Religion news service is reporting that Amish communities across America are eschewing the anti-Covid vaccines and relying instead on prayer and 'herd immunity' to protect them. The notion that magic spells cast towards an imaginary mind-reading sky man who can suspend the laws of nature at will can protect them against a potentially deadly virus, would be laughable if the consequences of this childish notion weren't potentially tragic, and not just for the Amish themselves but for anyone else with whom they might chance to come into contact. In fact, for anyone infected by coming into contact with an infected Amish, the consequences could be the same as if one of these peace-loving, non-violent people had taken a gun and shot them.

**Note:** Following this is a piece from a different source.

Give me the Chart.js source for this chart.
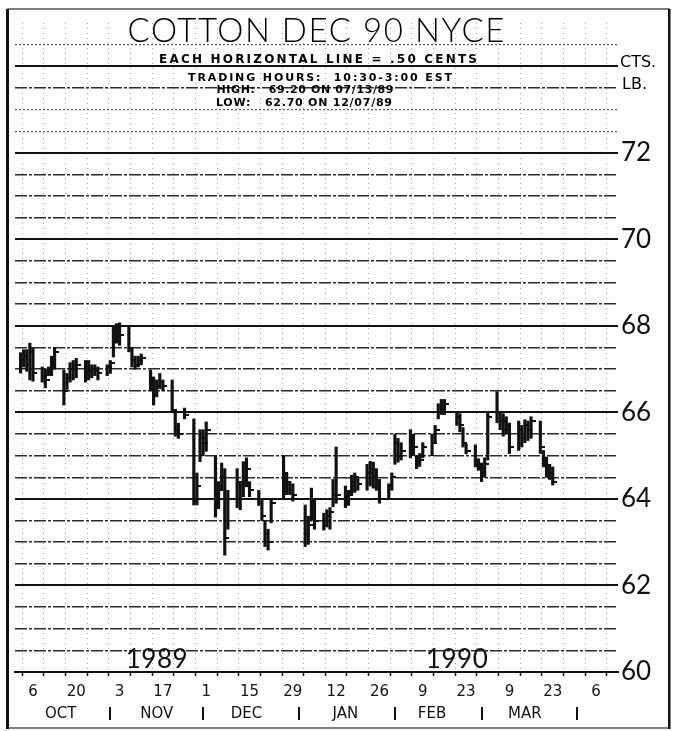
<!DOCTYPE html>
<html>
<head>
<meta charset="utf-8">
<script src="https://cdn.jsdelivr.net/npm/chart.js@4.4.1/dist/chart.umd.min.js"></script>
<style>
  html, body { margin: 0; padding: 0; background: #fff; }
  #wrap { width: 676px; height: 731px; }
</style>
</head>
<body>
<div id="wrap"><canvas id="chart" width="676" height="731"></canvas></div>
<script>
// trading days, one line per week
const dates = [
  '1989-10-02','1989-10-03','1989-10-04','1989-10-05','1989-10-06',
  '1989-10-09','1989-10-10','1989-10-11','1989-10-12','1989-10-13',
  '1989-10-16','1989-10-17','1989-10-18','1989-10-19','1989-10-20',
  '1989-10-23','1989-10-24','1989-10-25','1989-10-26','1989-10-27',
  '1989-10-30','1989-10-31','1989-11-01','1989-11-02','1989-11-03',
  '1989-11-06','1989-11-07','1989-11-08','1989-11-09','1989-11-10',
  '1989-11-13','1989-11-14','1989-11-15','1989-11-16','1989-11-17',
  '1989-11-20','1989-11-21','1989-11-22','1989-11-24',
  '1989-11-27','1989-11-28','1989-11-29','1989-11-30','1989-12-01',
  '1989-12-04','1989-12-05','1989-12-06','1989-12-07','1989-12-08',
  '1989-12-11','1989-12-12','1989-12-13','1989-12-14','1989-12-15',
  '1989-12-18','1989-12-19','1989-12-20','1989-12-21','1989-12-22',
  '1989-12-26','1989-12-27','1989-12-28','1989-12-29',
  '1990-01-02','1990-01-03','1990-01-04','1990-01-05',
  '1990-01-08','1990-01-09','1990-01-10','1990-01-11','1990-01-12',
  '1990-01-15','1990-01-16','1990-01-17','1990-01-18','1990-01-19',
  '1990-01-22','1990-01-23','1990-01-24','1990-01-25','1990-01-26',
  '1990-01-29','1990-01-30','1990-01-31','1990-02-01','1990-02-02',
  '1990-02-05','1990-02-06','1990-02-07','1990-02-08','1990-02-09',
  '1990-02-12','1990-02-13','1990-02-14','1990-02-15','1990-02-16',
  '1990-02-20','1990-02-21','1990-02-22','1990-02-23',
  '1990-02-26','1990-02-27','1990-02-28','1990-03-01','1990-03-02',
  '1990-03-05','1990-03-06','1990-03-07','1990-03-08','1990-03-09',
  '1990-03-12','1990-03-13','1990-03-14','1990-03-15','1990-03-16',
  '1990-03-19','1990-03-20','1990-03-21','1990-03-22','1990-03-23'
];
const highs = [
  67.38, 67.45, 67.45, 67.60, 67.50,
  67.05, 67.00, 67.05, 67.30, 67.50,
  66.98, 66.90, 67.15, 67.20, 67.25,
  67.20, 67.20, 67.10, 67.10, 67.05,
  67.10, 67.20, 67.98, 68.05, 68.07,
  68.00, 67.50, 67.30, 67.30, 67.35,
  66.98, 66.82, 66.75, 66.90, 66.75,
  66.75, 66.00, 65.75, 66.10,
  65.85, 64.60, 65.60, 65.60, 65.78,
  65.00, 64.40, 64.83, 64.70, 64.20,
  64.70, 64.40, 64.86, 64.95, 64.40,
  64.20, 63.97, 63.50, 63.30, 63.97,
  65.00, 64.60, 64.40, 64.35,
  63.86, 63.60, 64.25, 64.00,
  63.67, 63.75, 63.80, 64.45, 65.20,
  64.30, 64.20, 64.55, 64.60, 64.50,
  64.80, 64.87, 64.85, 64.70, 64.45,
  64.35, 64.60, 65.50, 65.40, 65.30,
  65.60, 65.50, 65.00, 65.05, 65.30,
  65.50, 65.70, 66.20, 66.30, 66.30,
  66.00, 65.97, 65.65, 65.27,
  65.25, 64.93, 64.83, 64.95, 66.00,
  66.48, 66.00, 65.97, 65.90, 65.75,
  65.80, 65.70, 65.83, 65.80, 65.90,
  65.80, 65.12, 64.97, 64.80, 64.74
];
const lows = [
  66.91, 67.05, 66.95, 66.75, 66.72,
  66.70, 66.57, 66.85, 66.85, 67.00,
  66.17, 66.53, 66.70, 66.75, 66.80,
  66.70, 66.75, 66.80, 66.85, 66.75,
  66.85, 66.90, 67.28, 67.60, 67.55,
  67.40, 67.05, 67.00, 67.05, 67.10,
  66.50, 66.17, 66.36, 66.55, 66.50,
  66.00, 65.45, 65.40, 65.85,
  63.86, 63.86, 64.86, 65.00, 65.10,
  63.58, 63.80, 64.20, 62.70, 63.30,
  63.80, 63.75, 64.05, 64.28, 64.05,
  63.85, 63.50, 62.90, 62.82, 63.45,
  63.98, 64.10, 64.10, 63.95,
  62.90, 62.95, 63.50, 63.30,
  63.28, 63.35, 63.30, 63.82, 63.90,
  63.80, 63.85, 64.10, 64.15, 64.20,
  64.20, 64.30, 64.25, 64.20, 63.90,
  64.00, 64.20, 64.80, 64.85, 64.90,
  64.95, 65.00, 64.70, 64.75, 64.95,
  65.00, 65.30, 65.85, 65.95, 65.95,
  65.70, 65.55, 65.20, 65.04,
  64.74, 64.66, 64.40, 64.50, 64.90,
  65.76, 65.60, 65.45, 65.50, 65.05,
  65.12, 65.20, 65.30, 65.35, 65.40,
  65.05, 64.74, 64.50, 64.45, 64.32
];
const closes = [
  67.20, 67.30, 67.10, 67.40, 66.90,
  66.85, 66.75, 66.95, 67.20, 67.40,
  66.50, 66.80, 67.00, 67.10, 67.10,
  67.00, 66.95, 67.00, 66.95, 66.90,
  67.05, 67.15, 67.80, 67.90, 67.80,
  67.50, 67.20, 67.10, 67.20, 67.25,
  66.70, 66.40, 66.60, 66.70, 66.60,
  66.05, 65.60, 65.50, 65.95,
  63.95, 64.30, 65.40, 65.30, 65.60,
  63.80, 64.20, 64.50, 63.10, 64.00,
  64.40, 64.00, 64.50, 64.70, 64.20,
  64.00, 63.60, 63.20, 63.00, 63.90,
  64.60, 64.40, 64.20, 64.10,
  63.20, 63.40, 64.00, 63.50,
  63.40, 63.60, 63.70, 64.10, 64.10,
  64.00, 64.10, 64.40, 64.50, 64.35,
  64.60, 64.70, 64.50, 64.30, 64.00,
  64.30, 64.50, 65.30, 65.00, 65.10,
  65.40, 65.20, 64.85, 64.90, 65.20,
  65.30, 65.60, 66.00, 66.10, 66.20,
  65.90, 65.70, 65.30, 65.10,
  64.90, 64.80, 64.60, 64.80, 65.90,
  66.00, 65.80, 65.60, 65.70, 65.20,
  65.60, 65.40, 65.70, 65.60, 65.80,
  65.20, 64.90, 64.70, 64.60, 64.40
];

// every other friday gets a day number, starting 6 oct 1989
const tickLabels = ['6','20','3','17','1','15','29','12','26','9','23','9','23','6'];
const priceLabels = [60, 62, 64, 66, 68, 70, 72];
const months = ['OCT', 'NOV', 'DEC', 'JAN', 'FEB', 'MAR'];
const monthMid = ['1989-10-15','1989-11-15','1989-12-14','1990-01-15','1990-02-12','1990-03-14'];
const monthEnds = ['1989-10-31','1989-11-30','1989-12-31','1990-01-31','1990-02-28','1990-03-31'];
const years = [['1989', '1989-11-15'], ['1990', '1990-02-20']];

// days counted from friday 6 oct 1989
function dayOf(s) {
    const [y, m, d] = s.split('-').map(Number);
    return (Date.UTC(y, m - 1, d) - Date.UTC(1989, 9, 6)) / 864e5;
}
const days = dates.map(dayOf);

// little tick to the right of each bar for the close
const closeMark = document.createElement('canvas');
closeMark.width = 9;
closeMark.height = 2;
const cm = closeMark.getContext('2d');
cm.fillStyle = '#111';
cm.fillRect(5, 0, 4, 2);

function spaced(ctx, text, x, y, font, width) {
    ctx.font = font;
    ctx.letterSpacing = '0px';
    const w = ctx.measureText(text).width;
    const sp = (width - w) / Math.max(1, text.length - 1);
    ctx.letterSpacing = sp + 'px';
    ctx.textAlign = 'left';
    ctx.fillText(text, x - width / 2, y);
    ctx.letterSpacing = '0px';
}

const paper = {
    id: 'paper',
    beforeDraw(chart) {
        const ctx = chart.ctx;
        ctx.save();
        ctx.fillStyle = '#fff';
        ctx.fillRect(0, 0, chart.width, chart.height);
        ctx.restore();
    },
    afterDraw(chart) {
        const ctx = chart.ctx;
        const xs = chart.scales.x, ys = chart.scales.y;
        ctx.save();
        // frame
        ctx.strokeStyle = '#555';
        ctx.lineWidth = 1.5;
        ctx.strokeRect(8, 9, 661, 719);
        ctx.fillStyle = '#111';
        ctx.fillRect(6, 9, 3, 720);
        ctx.fillRect(668, 9, 2.5, 720);

        ctx.fillStyle = '#000';
        ctx.textBaseline = 'alphabetic';
        spaced(ctx, 'COTTON DEC 90 NYCE', 316, ys.getPixelForValue(74.55), '300 33px Lato', 377);
        spaced(ctx, 'EACH HORIZONTAL LINE = .50 CENTS', 318, ys.getPixelForValue(74.08), 'bold 12px "DejaVu Sans"', 318);
        spaced(ctx, 'TRADING HOURS:  10:30-3:00 EST', 320, ys.getPixelForValue(73.67), 'bold 11px "DejaVu Sans"', 264);
        spaced(ctx, 'HIGH:   69.20 ON 07/13/89', 305, ys.getPixelForValue(73.38), 'bold 11px "DejaVu Sans"', 177);
        spaced(ctx, 'LOW:   62.70 ON 12/07/89', 304, ys.getPixelForValue(73.08), 'bold 11px "DejaVu Sans"', 176);

        ctx.font = '16px "DejaVu Sans"';
        ctx.textAlign = 'left';
        ctx.fillText('CTS.', 620, ys.getPixelForValue(74) + 1);
        ctx.fillText('LB.', 622, ys.getPixelForValue(73.5) + 1);

        // year marks
        ctx.fillStyle = '#111';
        years.forEach(([t, d]) => {
            spaced(ctx, t, xs.getPixelForValue(dayOf(d)), ys.getPixelForValue(60.1), '26px Lato', 62);
        });

        // month row
        ctx.font = '15px "DejaVu Sans"';
        ctx.textAlign = 'center';
        ctx.textBaseline = 'middle';
        months.forEach((m, i) => ctx.fillText(m, xs.getPixelForValue(dayOf(monthMid[i])), 714));
        monthEnds.forEach(d => {
            const px = Math.round(xs.getPixelForValue(dayOf(d)));
            ctx.fillRect(px - 1, 707, 2, 13);
        });
        ctx.restore();
    }
};

function lineStyle(v) {
    if (v >= 75) return { color: 'rgba(0,0,0,0)', width: 0, dash: [] };
    if (v % 2 === 0) return { color: '#111', width: 2, dash: [] };
    if (v >= 72.5 && v !== 73.5) return { color: '#555', width: 1.2, dash: [2, 2] };
    return { color: '#2a2a2a', width: 1.5, dash: [12, 2, 3, 2] };
}

const ctx = document.getElementById('chart').getContext('2d');
const chart = new Chart(ctx, {
    type: 'bar',
    data: {
        datasets: [{
            type: 'bar',
            data: days.map((d, i) => ({ x: d, y: [lows[i], highs[i]] })),
            backgroundColor: '#111',
            barThickness: 2.5,
            grouped: false,
            order: 2
        }, {
            type: 'scatter',
            data: days.map((d, i) => ({ x: d, y: closes[i] })),
            pointStyle: closeMark,
            pointRadius: 4,
            showLine: false,
            order: 1
        }]
    },
    options: {
        responsive: false,
        animation: false,
        devicePixelRatio: 1,
        layout: { padding: { left: 15, top: 23, right: 0, bottom: 0 } },
        plugins: {
            legend: { display: false },
            tooltip: { enabled: false },
            title: { display: false }
        },
        scales: {
            x: {
                type: 'linear',
                min: -5.8,
                max: 189.1,
                offset: false,
                afterBuildTicks: s => {
                    const t = [];
                    for (let d = 0; d <= 189; d += 7) t.push({ value: d });
                    s.ticks = t;
                },
                afterFit: s => { s.height = 59; },
                ticks: {
                    autoSkip: false,
                    maxRotation: 0,
                    padding: 7,
                    color: '#111',
                    font: { family: 'DejaVu Sans', size: 15 },
                    callback: v => (v % 14 === 0 ? tickLabels[v / 14] : '')
                },
                grid: {
                    color: 'rgba(0,0,0,0.35)',
                    lineWidth: 1,
                    drawTicks: true,
                    tickLength: 4,
                    tickColor: '#111',
                    tickWidth: 1.5,
                    tickBorderDash: []
                },
                border: { display: true, color: '#111', width: 2, dash: [1, 4] }
            },
            y: {
                position: 'right',
                min: 60,
                max: 75,
                afterFit: s => { s.width = 58; },
                ticks: {
                    stepSize: 0.5,
                    autoSkip: false,
                    padding: 3,
                    color: '#111',
                    font: { family: 'Lato', size: 26, weight: 'normal' },
                    callback: v => (priceLabels.includes(v) ? String(v) : '')
                },
                grid: {
                    drawTicks: false,
                    color: c => lineStyle(c.tick ? c.tick.value : 60).color,
                    lineWidth: c => lineStyle(c.tick ? c.tick.value : 60).width
                },
                border: {
                    display: false,
                    dash: c => lineStyle(c.tick ? c.tick.value : 60).dash
                }
            }
        }
    },
    plugins: [paper]
});
</script>
</body>
</html>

As for 'herd immunity', this in substantial part, depends not just on the members of their community having immunity (by surviving an infection) but also on a large proportion of thos with whom they might come into contact also having immunity so they are not shedding virus particles even when asymptomatic. This largely depends on other people having the vaccines. So, whatever their reason for declining the vaccines, they appear to think that doesn't or shouldn't apply to others. Any risks involved (and what risks have been identified are very rare) are okay for others, but not for them.

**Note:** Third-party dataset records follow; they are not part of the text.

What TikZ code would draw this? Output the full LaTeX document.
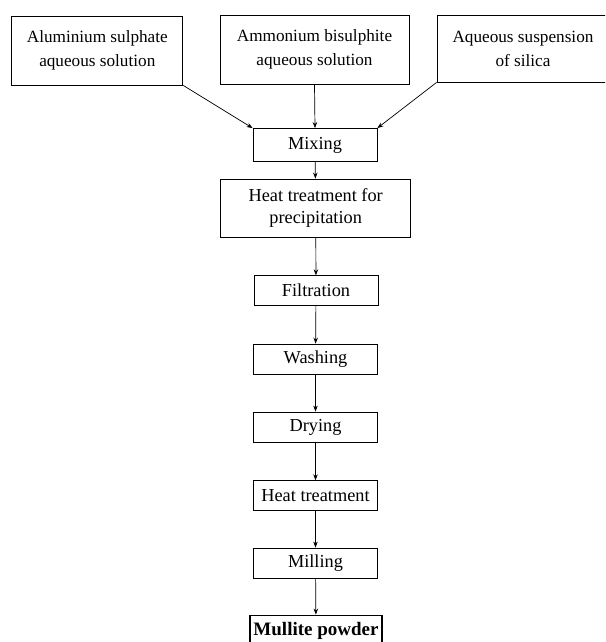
\documentclass[tikz,border=0pt]{standalone}
\usepackage{fontspec}
\setmainfont{Liberation Serif}
\usetikzlibrary{arrows.meta}
\begin{document}
\begin{tikzpicture}[x=1pt,y=-1pt,
  box/.style={draw, line width=0.8pt, inner sep=0pt, align=center,
    font=\fontsize{18.3}{22}\selectfont},
  topbox/.style={box, font=\fontsize{17.2}{24}\selectfont},
  arr/.style={line width=0.7pt, -{Stealth[length=6pt,width=4.5pt]}}]
\useasboundingbox (0,0) rectangle (605,642);
\clip (0,0) rectangle (605,642);
\node[topbox, minimum width=171pt, minimum height=69pt] (a1) at (97.3,50.5) {Aluminium sulphate\\aqueous solution};
\node[topbox, minimum width=189pt, minimum height=69pt] (a2) at (314.5,49.5) {Ammonium bisulphite\\aqueous solution};
\node[topbox, minimum width=172pt, minimum height=67pt] (a3) at (523,48.5) {Aqueous suspension\\of silica};
\node[box, minimum width=124pt, minimum height=33pt] (mix) at (315,145) {Mixing};
\node[box, minimum width=190pt, minimum height=58pt] (heat1) at (315.7,208) {Heat treatment for\\precipitation};
\node[box, minimum width=124pt, minimum height=30pt] (filt) at (316,290.7) {Filtration};
\node[box, minimum width=124pt, minimum height=30pt] (wash) at (315.5,359) {Washing};
\node[box, minimum width=124pt, minimum height=30pt] (dry) at (315.5,427) {Drying};
\node[box, minimum width=124pt, minimum height=30pt] (heat2) at (315.5,495.7) {Heat treatment};
\node[box, minimum width=124pt, minimum height=30pt] (mill) at (315.5,563) {Milling};
\node[box, line width=1.8pt, minimum width=132pt, minimum height=31pt, font=\fontsize{19}{23}\selectfont\bfseries] (mull) at (316,631) {Mullite powder};
\draw[arr] (a1.south east) -- (mix.north west);
\draw[arr] (a2.south) -- (mix.north);
\draw[arr] (a3.south west) -- (mix.north east);
\draw[arr] (mix) -- (heat1);
\draw[arr] (heat1) -- (filt);
\draw[arr] (filt) -- (wash);
\draw[arr] (wash) -- (dry);
\draw[arr] (dry) -- (heat2);
\draw[arr] (heat2) -- (mill);
\draw[arr] (mill) -- (mull);
\end{tikzpicture}
\end{document}
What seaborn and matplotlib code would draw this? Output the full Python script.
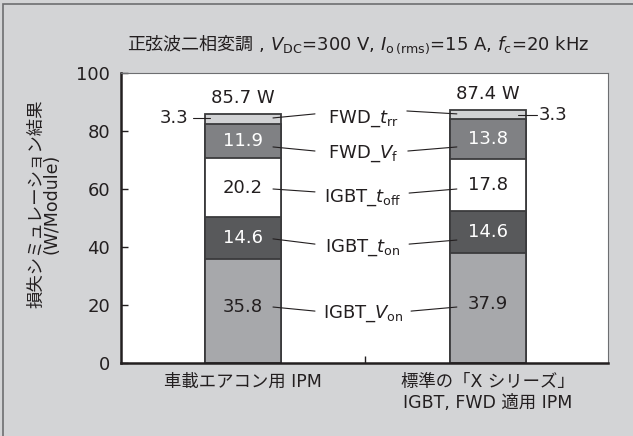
import matplotlib
matplotlib.use("Agg")
import matplotlib.pyplot as plt
import seaborn as sns
import pandas as pd
import numpy as np
from matplotlib.patches import Rectangle
from matplotlib.lines import Line2D

# ---- data ----
categories = ["車載エアコン用 IPM", "標準の「X シリーズ」\nIGBT, FWD 適用 IPM"]
components = ["IGBT_Von", "IGBT_ton", "IGBT_toff", "FWD_Vf", "FWD_trr"]
igbt_von = [35.8, 37.9]
igbt_ton = [14.6, 14.6]
igbt_toff = [20.2, 17.8]
fwd_vf = [11.9, 13.8]
fwd_trr = [3.3, 3.3]
totals = ["85.7 W", "87.4 W"]
component_labels = [r"IGBT_$V_{\rm on}$", r"IGBT_$t_{\rm on}$", r"IGBT_$t_{\rm off}$",
                    r"FWD_$V_{\rm f}$", r"FWD_$t_{\rm rr}$"]
title = r" , $V_{\rm DC}$=300 V, $I_{\rm o\,(rms)}$=15 A, $f_{\rm c}$=20 kHz"
title_cjk = "正弦波二相変調"
ylabel = "損失シミュレーション結果\n(W/Module)"
yticks = [0, 20, 40, 60, 80, 100]

colors = ["#a7a8ab", "#58595b", "#ffffff", "#808184", "#d1d2d4"]
text_colors = ["#231f20", "#ffffff", "#231f20", "#ffffff", "#231f20"]

sns.set_theme(style="white")
LAT = "DejaVu Sans"
plt.rcParams["font.family"] = [LAT, "Noto Sans CJK JP"]
plt.rcParams["mathtext.fontset"] = "dejavusans"

TXT = "#231f20"

fig = plt.figure(figsize=(6.33, 4.36), dpi=100)
fig.patch.set_facecolor("#d3d4d6")
fig.patches.append(Rectangle((3/633, -0.05), 1.05, 1.05 - 4/436, transform=fig.transFigure,
                             fill=False, edgecolor="#6d6e71", linewidth=1.2))
ax = fig.add_axes([121/633, (436-363)/436, 487/633, 290/436])
ax.set_facecolor("white")

series = [igbt_von, igbt_ton, igbt_toff, fwd_vf, fwd_trr]
cum = np.cumsum(np.array(series), axis=0)
# draw from the top layer down so lower segments overlay
for i in range(len(series) - 1, -1, -1):
    df = pd.DataFrame({"cat": ["A", "B"], "val": cum[i]})
    sns.barplot(data=df, x="cat", y="val", color=colors[i], saturation=1,
                width=0.31, edgecolor="#3b3b3d", linewidth=1.3, ax=ax)

# values inside bars
for j in range(2):
    for i in range(len(series)):
        if i == 4:
            continue
        bottom = cum[i][j] - series[i][j]
        yc = bottom + series[i][j] / 2
        if i == 0:
            yc += 1.5
        ax.text(j, yc, f"{series[i][j]:.1f}", ha="center", va="center",
                fontsize=13, color=text_colors[i])
    ax.text(j, cum[-1][j] + 5.5, totals[j], ha="center", va="center",
            fontsize=13, color=TXT)

# middle labels with leader lines
label_base = [15.5, 38.3, 55.5, 70.7, 82.8]
left_y = [(19.3, 17.9), (42.8, 41.0), (60.0, 59.0), (74.5, 73.1), (84.5, 85.9)]
right_y = [(17.9, 19.3), (41.0, 42.4), (58.6, 60.0), (73.1, 74.5), (86.9, 85.9)]
right_x0 = [0.686, 0.678, 0.678, 0.673, 0.669]
for i in range(5):
    ax.text(0.49, label_base[i], component_labels[i], ha="center", va="baseline",
            fontsize=13, color=TXT)
    ax.add_line(Line2D([0.1224, 0.2939], left_y[i], color=TXT, lw=0.8))
    ax.add_line(Line2D([right_x0[i], 0.873], right_y[i], color=TXT, lw=0.8))

# 3.3 labels outside
ax.add_line(Line2D([-0.204, -0.135], [84.5, 84.5], color=TXT, lw=0.8))
ax.text(-0.222, 84.5, f"{fwd_trr[0]:.1f}", ha="right", va="center", fontsize=13, color=TXT)
ax.add_line(Line2D([1.122, 1.2], [85.5, 85.5], color=TXT, lw=0.8))
ax.text(1.207, 85.5, f"{fwd_trr[1]:.1f}", ha="left", va="center", fontsize=13, color=TXT)

ax.set_xlim(-0.498, 1.49)
ax.set_ylim(0, 100)
ax.set_xlabel("")
ax.set_ylabel("")
ax.set_xticks([0, 1])
ax.set_xticklabels(categories, fontsize=12.5, color=TXT, linespacing=1.2)
ax.set_xticks([0.5], minor=True)
ax.tick_params(axis="x", which="major", length=0, pad=7)
ax.tick_params(axis="x", which="minor", direction="in", length=5, width=1, color=TXT, bottom=True)
ax.set_yticks(yticks)
ax.set_yticklabels([str(v) for v in yticks], fontsize=13, color=TXT)
ax.tick_params(axis="y", direction="in", length=5, width=1, color=TXT, left=True, pad=8)

for s in ["left", "bottom"]:
    ax.spines[s].set_color("#231f20")
    ax.spines[s].set_linewidth(1.8)
for s in ["top", "right"]:
    ax.spines[s].set_color("#6d6e71")
    ax.spines[s].set_linewidth(0.8)

fig.text(44/633, 1 - 204/436, ylabel, rotation=90, ha="center", va="center",
         fontsize=12.5, color=TXT, linespacing=0.78)

fig.text(253/633, 1 - 45/436, title_cjk, ha="right", va="center", fontsize=13, color=TXT)
fig.text(253/633, 1 - 45/436, title, ha="left", va="center", fontsize=13, color=TXT)

fig.savefig("out.png", dpi=100, facecolor=fig.get_facecolor())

As long as the Amish communities remain unvaccinated, they pose a threat to the rest of America and to the world as they can act as breeding grounds for potentially even more deadly variants than those currently circulating.
This is a remarkably selfish strategy, and one which knowingly puts other people at risk - possibly not what Jesus had in mind when he llegedly urged people to love one another and do unto others what they would want done unto themselves.
When health care authorities in Pennsylvania tried to advertise the benefits of vaccines in three Amish-read newspapers, two refused to carry the adverts. When they opened vaccination centres in fire stations and community centres in Lancaster County, Pennsylvania, in six weeks only 12 of the 400 people who showed up were Amish.
During the past year, there have been several waves of Covid-19 cases centred on Amish churches. Despite this, in Holmes County, Ohio - home to the nation’s largest concentration of Amish - just 14% of the county’s overall population is fully vaccinated. Despite nearly 180 million Americans having had the vaccines, this is only about 54% of the population - far below what experts estimate is required for effective 'herd immunity' (somewhere around the 80%+ level). The dependence of the Amish on herd immunity is as irrational as their dependence on magic spells and incantations to the same omniscient god that, being fundamentalists, many of them will regard as the creator of this virus, who has a perfect plan for every one of us.
Just another example of the harm that religions can do, but perhaps Darwin would appreciate the effect this selective removal of the fundamentally religious from the human gene pool will be having on the human species' fitness to survive in an environment where viruses like SARS-C0V-2 can evolve in one species, be transferred to another, then continue to evolve new variant, with devastating consequences.